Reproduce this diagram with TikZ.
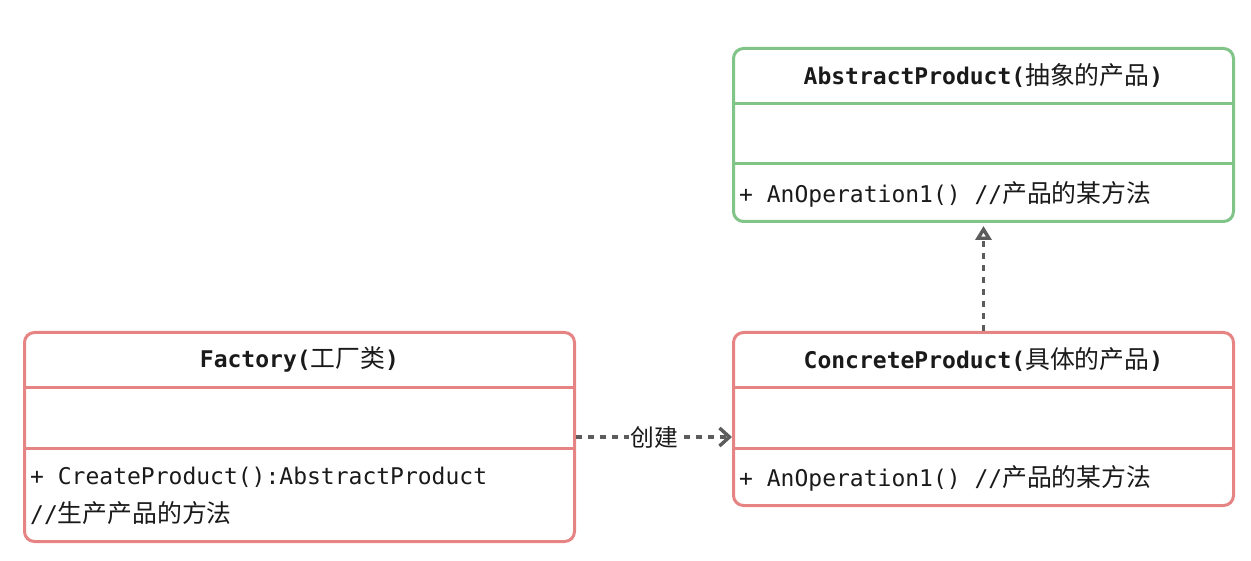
\documentclass[tikz,border=0pt]{standalone}
\usepackage{fontspec}
\setmonofont{DejaVu Sans Mono}
\newfontfamily\cjk{Noto Sans CJK SC}[Scale=1.08]
\usetikzlibrary{arrows.meta, positioning, calc}
\definecolor{prodgreen}{RGB}{128,196,136}
\definecolor{classred}{RGB}{230,132,132}
\definecolor{linkgray}{RGB}{92,92,92}
\definecolor{inkblack}{RGB}{26,26,26}
\tikzset{
  umlclass/.style={draw=#1, line width=3pt, rounded corners=10pt, fill=white, inner sep=0pt},
  classrule/.style={draw=#1, line width=3pt},
  classtitle/.style={inner sep=0pt, text=inkblack, font=\ttfamily\bfseries\fontsize{23}{28}\selectfont},
  classmember/.style={inner sep=0pt, anchor=west, align=left, text=inkblack, font=\ttfamily\fontsize{23}{36}\selectfont},
  depends/.style={draw=linkgray, line width=3.4pt, dash pattern=on 6pt off 6pt, -{Straight Barb[length=10pt, width=18pt, line join=miter]}},
  realizes/.style={draw=linkgray, line width=3.4pt, dash pattern=on 6pt off 6pt, -{Triangle[open, length=14pt, width=16pt, fill=white]}},
  linklabel/.style={fill=white, inner sep=1pt, text=inkblack, font=\cjk\fontsize{22}{26}\selectfont}
}
\begin{document}
\begin{tikzpicture}[x=1pt, y=-1pt]
  \useasboundingbox (0,0) rectangle (1251,561);

  \node[umlclass=prodgreen, minimum width=500pt, minimum height=173pt] (abstract) at (983.5,135) {};
  \draw[classrule=prodgreen] ([yshift=-57pt]abstract.north west) -- ([yshift=-57pt]abstract.north east);
  \draw[classrule=prodgreen] ([yshift=-117pt]abstract.north west) -- ([yshift=-117pt]abstract.north east);
  \node[classtitle] (abstract title) at ($(abstract.north)+(0,28.5)$) {AbstractProduct({\cjk\mdseries 抽象的产品})};
  \node[classmember] (abstract op) at ($(abstract.south west)+(7,-28.5)$) {+ AnOperation1() //{\cjk 产品的某方法}};

  \node[umlclass=classred, minimum width=500pt, minimum height=173pt] (concrete) at (983.5,419) {};
  \draw[classrule=classred] ([yshift=-57pt]concrete.north west) -- ([yshift=-57pt]concrete.north east);
  \draw[classrule=classred] ([yshift=-117pt]concrete.north west) -- ([yshift=-117pt]concrete.north east);
  \node[classtitle] (concrete title) at ($(concrete.north)+(0,28.5)$) {ConcreteProduct({\cjk\mdseries 具体的产品})};
  \node[classmember] (concrete op) at ($(concrete.south west)+(7,-28.5)$) {+ AnOperation1() //{\cjk 产品的某方法}};

  \node[umlclass=classred, minimum width=550pt, minimum height=209pt] (factory) at (299.5,437) {};
  \draw[classrule=classred] ([yshift=-57pt]factory.north west) -- ([yshift=-57pt]factory.north east);
  \draw[classrule=classred] ([yshift=-117pt]factory.north west) -- ([yshift=-117pt]factory.north east);
  \node[classtitle] (factory title) at ($(factory.north)+(0,28.5)$) {Factory({\cjk\mdseries 工厂类})};
  \node[classmember] (factory op) at ($(factory.north west)+(7,146)$) {+ CreateProduct():AbstractProduct};
  \node[classmember] (factory note) at ($(factory.north west)+(7,182)$) {//{\cjk 生产产品的方法}};

  \draw[depends] (factory.east) -- node[linklabel] (create label) {创建} (factory.east -| concrete.west);
  \draw[realizes, shorten >=3pt] (concrete.north) -- (abstract.south);
\end{tikzpicture}
\end{document}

○ ○ ○ ○

DIRECTION:
All of the data above should be transcribed verbatim, with pictures omitted.

WORKED SOLUTION:
Reproduce this diagram with TikZ.
\documentclass[tikz,border=0pt]{standalone}
\usepackage{fontspec}
\setmonofont{DejaVu Sans Mono}
\newfontfamily\cjk{Noto Sans CJK SC}[Scale=1.08]
\usetikzlibrary{arrows.meta, positioning, calc}
\definecolor{prodgreen}{RGB}{128,196,136}
\definecolor{classred}{RGB}{230,132,132}
\definecolor{linkgray}{RGB}{92,92,92}
\definecolor{inkblack}{RGB}{26,26,26}
\tikzset{
  umlclass/.style={draw=#1, line width=3pt, rounded corners=10pt, fill=white, inner sep=0pt},
  classrule/.style={draw=#1, line width=3pt},
  classtitle/.style={inner sep=0pt, text=inkblack, font=\ttfamily\bfseries\fontsize{23}{28}\selectfont},
  classmember/.style={inner sep=0pt, anchor=west, align=left, text=inkblack, font=\ttfamily\fontsize{23}{36}\selectfont},
  depends/.style={draw=linkgray, line width=3.4pt, dash pattern=on 6pt off 6pt, -{Straight Barb[length=10pt, width=18pt, line join=miter]}},
  realizes/.style={draw=linkgray, line width=3.4pt, dash pattern=on 6pt off 6pt, -{Triangle[open, length=14pt, width=16pt, fill=white]}},
  linklabel/.style={fill=white, inner sep=1pt, text=inkblack, font=\cjk\fontsize{22}{26}\selectfont}
}
\begin{document}
\begin{tikzpicture}[x=1pt, y=-1pt]
  \useasboundingbox (0,0) rectangle (1251,561);

  \node[umlclass=prodgreen, minimum width=500pt, minimum height=173pt] (abstract) at (983.5,135) {};
  \draw[classrule=prodgreen] ([yshift=-57pt]abstract.north west) -- ([yshift=-57pt]abstract.north east);
  \draw[classrule=prodgreen] ([yshift=-117pt]abstract.north west) -- ([yshift=-117pt]abstract.north east);
  \node[classtitle] (abstract title) at ($(abstract.north)+(0,28.5)$) {AbstractProduct({\cjk\mdseries 抽象的产品})};
  \node[classmember] (abstract op) at ($(abstract.south west)+(7,-28.5)$) {+ AnOperation1() //{\cjk 产品的某方法}};

  \node[umlclass=classred, minimum width=500pt, minimum height=173pt] (concrete) at (983.5,419) {};
  \draw[classrule=classred] ([yshift=-57pt]concrete.north west) -- ([yshift=-57pt]concrete.north east);
  \draw[classrule=classred] ([yshift=-117pt]concrete.north west) -- ([yshift=-117pt]concrete.north east);
  \node[classtitle] (concrete title) at ($(concrete.north)+(0,28.5)$) {ConcreteProduct({\cjk\mdseries 具体的产品})};
  \node[classmember] (concrete op) at ($(concrete.south west)+(7,-28.5)$) {+ AnOperation1() //{\cjk 产品的某方法}};

  \node[umlclass=classred, minimum width=550pt, minimum height=209pt] (factory) at (299.5,437) {};
  \draw[classrule=classred] ([yshift=-57pt]factory.north west) -- ([yshift=-57pt]factory.north east);
  \draw[classrule=classred] ([yshift=-117pt]factory.north west) -- ([yshift=-117pt]factory.north east);
  \node[classtitle] (factory title) at ($(factory.north)+(0,28.5)$) {Factory({\cjk\mdseries 工厂类})};
  \node[classmember] (factory op) at ($(factory.north west)+(7,146)$) {+ CreateProduct():AbstractProduct};
  \node[classmember] (factory note) at ($(factory.north west)+(7,182)$) {//{\cjk 生产产品的方法}};

  \draw[depends] (factory.east) -- node[linklabel] (create label) {创建} (factory.east -| concrete.west);
  \draw[realizes, shorten >=3pt] (concrete.north) -- (abstract.south);
\end{tikzpicture}
\end{document}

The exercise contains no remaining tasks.